━━━━━ DATASET CONTENT ━━━━━

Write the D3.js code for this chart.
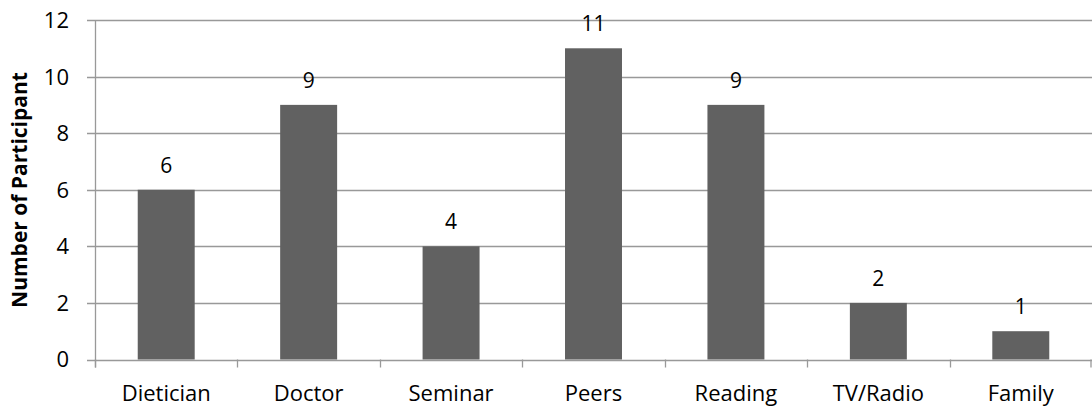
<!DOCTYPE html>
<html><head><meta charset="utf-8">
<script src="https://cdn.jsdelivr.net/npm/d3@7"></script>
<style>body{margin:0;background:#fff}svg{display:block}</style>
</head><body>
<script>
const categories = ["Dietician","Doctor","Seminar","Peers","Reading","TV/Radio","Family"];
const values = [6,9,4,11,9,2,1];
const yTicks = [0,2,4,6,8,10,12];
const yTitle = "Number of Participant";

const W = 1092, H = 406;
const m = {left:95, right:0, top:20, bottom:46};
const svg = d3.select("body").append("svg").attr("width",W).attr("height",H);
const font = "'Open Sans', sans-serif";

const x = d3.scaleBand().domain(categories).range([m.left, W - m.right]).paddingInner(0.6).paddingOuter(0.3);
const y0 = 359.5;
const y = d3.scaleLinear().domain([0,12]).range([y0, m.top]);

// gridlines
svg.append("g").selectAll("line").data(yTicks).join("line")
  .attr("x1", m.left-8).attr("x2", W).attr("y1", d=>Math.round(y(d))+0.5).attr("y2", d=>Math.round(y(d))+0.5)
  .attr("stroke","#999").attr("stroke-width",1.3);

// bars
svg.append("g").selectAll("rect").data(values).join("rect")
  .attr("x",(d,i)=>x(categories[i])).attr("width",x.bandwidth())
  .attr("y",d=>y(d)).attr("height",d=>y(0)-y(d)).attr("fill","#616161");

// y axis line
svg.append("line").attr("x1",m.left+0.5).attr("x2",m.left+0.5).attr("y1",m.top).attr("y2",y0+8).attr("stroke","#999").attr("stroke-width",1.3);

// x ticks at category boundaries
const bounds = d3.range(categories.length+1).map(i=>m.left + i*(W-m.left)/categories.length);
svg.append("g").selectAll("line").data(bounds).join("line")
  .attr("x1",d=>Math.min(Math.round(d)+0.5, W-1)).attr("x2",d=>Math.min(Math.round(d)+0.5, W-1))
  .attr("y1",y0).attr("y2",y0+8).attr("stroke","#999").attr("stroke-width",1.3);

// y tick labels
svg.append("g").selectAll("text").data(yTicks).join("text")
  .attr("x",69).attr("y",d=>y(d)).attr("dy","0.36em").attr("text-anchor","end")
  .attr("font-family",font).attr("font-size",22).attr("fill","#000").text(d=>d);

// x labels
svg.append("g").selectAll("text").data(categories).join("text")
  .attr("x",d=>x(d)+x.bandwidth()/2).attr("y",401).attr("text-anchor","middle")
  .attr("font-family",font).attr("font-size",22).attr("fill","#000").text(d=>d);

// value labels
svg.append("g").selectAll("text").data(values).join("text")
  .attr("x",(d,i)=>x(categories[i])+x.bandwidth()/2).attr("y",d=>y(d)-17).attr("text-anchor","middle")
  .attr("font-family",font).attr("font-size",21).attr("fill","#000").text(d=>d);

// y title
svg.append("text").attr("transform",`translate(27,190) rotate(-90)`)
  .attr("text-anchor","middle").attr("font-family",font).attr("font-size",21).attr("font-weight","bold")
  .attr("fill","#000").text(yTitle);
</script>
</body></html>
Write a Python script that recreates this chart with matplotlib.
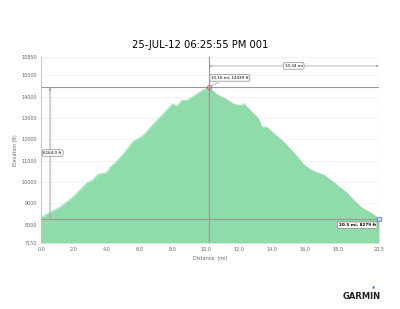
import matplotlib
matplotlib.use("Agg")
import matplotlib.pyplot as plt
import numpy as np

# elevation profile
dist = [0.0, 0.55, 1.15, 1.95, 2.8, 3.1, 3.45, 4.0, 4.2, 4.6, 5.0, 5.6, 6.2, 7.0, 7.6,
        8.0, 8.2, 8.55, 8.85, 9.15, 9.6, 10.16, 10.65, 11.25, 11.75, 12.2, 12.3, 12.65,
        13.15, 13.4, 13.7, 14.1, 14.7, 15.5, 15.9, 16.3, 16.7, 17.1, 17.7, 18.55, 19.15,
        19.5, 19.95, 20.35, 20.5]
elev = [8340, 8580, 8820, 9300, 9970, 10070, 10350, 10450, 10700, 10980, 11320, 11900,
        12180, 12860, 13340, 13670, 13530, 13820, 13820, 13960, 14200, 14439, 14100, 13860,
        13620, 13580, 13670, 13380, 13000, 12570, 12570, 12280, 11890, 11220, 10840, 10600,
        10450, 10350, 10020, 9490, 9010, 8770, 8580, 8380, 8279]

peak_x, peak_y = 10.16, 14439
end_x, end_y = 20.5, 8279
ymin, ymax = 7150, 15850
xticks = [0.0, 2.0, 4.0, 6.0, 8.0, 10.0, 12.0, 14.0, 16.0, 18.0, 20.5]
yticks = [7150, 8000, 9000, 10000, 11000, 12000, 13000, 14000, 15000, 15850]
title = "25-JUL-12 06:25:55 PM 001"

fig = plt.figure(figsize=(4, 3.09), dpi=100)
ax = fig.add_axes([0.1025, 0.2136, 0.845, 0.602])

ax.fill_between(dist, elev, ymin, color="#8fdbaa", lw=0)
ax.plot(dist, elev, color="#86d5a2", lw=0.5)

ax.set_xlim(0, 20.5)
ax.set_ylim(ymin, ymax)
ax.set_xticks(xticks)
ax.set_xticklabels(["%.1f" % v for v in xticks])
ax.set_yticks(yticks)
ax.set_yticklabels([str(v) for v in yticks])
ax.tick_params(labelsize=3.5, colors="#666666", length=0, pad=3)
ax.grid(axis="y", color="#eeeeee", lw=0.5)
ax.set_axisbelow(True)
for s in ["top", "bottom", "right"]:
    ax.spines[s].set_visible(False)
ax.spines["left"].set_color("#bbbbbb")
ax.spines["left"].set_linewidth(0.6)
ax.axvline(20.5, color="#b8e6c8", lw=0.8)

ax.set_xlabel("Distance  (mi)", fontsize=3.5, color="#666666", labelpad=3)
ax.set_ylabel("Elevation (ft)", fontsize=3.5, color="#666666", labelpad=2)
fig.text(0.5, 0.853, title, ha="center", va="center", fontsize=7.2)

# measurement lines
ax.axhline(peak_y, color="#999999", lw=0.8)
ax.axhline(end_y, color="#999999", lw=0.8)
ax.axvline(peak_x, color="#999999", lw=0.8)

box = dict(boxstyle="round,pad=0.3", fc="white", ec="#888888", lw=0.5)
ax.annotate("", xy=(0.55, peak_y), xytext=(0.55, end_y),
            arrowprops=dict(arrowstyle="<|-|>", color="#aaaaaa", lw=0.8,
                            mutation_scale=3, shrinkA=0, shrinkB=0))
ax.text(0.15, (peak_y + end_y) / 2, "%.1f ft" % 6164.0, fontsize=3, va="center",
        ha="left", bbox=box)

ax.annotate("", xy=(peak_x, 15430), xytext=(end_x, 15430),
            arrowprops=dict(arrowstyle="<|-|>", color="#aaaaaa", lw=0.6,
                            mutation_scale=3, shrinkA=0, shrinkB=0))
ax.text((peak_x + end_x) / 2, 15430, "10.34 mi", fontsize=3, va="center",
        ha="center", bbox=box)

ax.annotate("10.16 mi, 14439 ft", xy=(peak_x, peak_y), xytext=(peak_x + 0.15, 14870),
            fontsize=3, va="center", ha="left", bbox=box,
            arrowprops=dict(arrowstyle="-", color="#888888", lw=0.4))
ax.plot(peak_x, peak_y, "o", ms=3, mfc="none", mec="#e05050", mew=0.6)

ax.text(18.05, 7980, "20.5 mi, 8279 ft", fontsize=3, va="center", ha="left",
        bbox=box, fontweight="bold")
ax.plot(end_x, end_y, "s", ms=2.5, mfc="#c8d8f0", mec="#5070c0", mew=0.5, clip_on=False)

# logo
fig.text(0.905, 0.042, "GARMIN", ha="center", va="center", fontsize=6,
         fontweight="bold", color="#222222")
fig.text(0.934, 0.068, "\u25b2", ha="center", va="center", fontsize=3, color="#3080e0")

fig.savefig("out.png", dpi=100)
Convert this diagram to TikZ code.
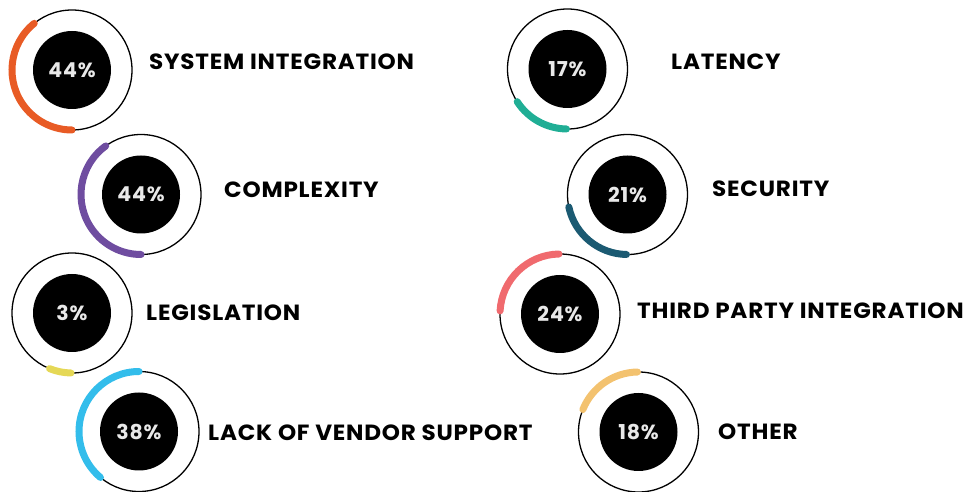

━━━━━

#### INSTRUCTIONS FOR THE TASK
Show, from the listing above, each line that contains the word "code".

#### WRITTEN RESPONSE
Write the D3.js code for this chart.
Convert this diagram to TikZ code.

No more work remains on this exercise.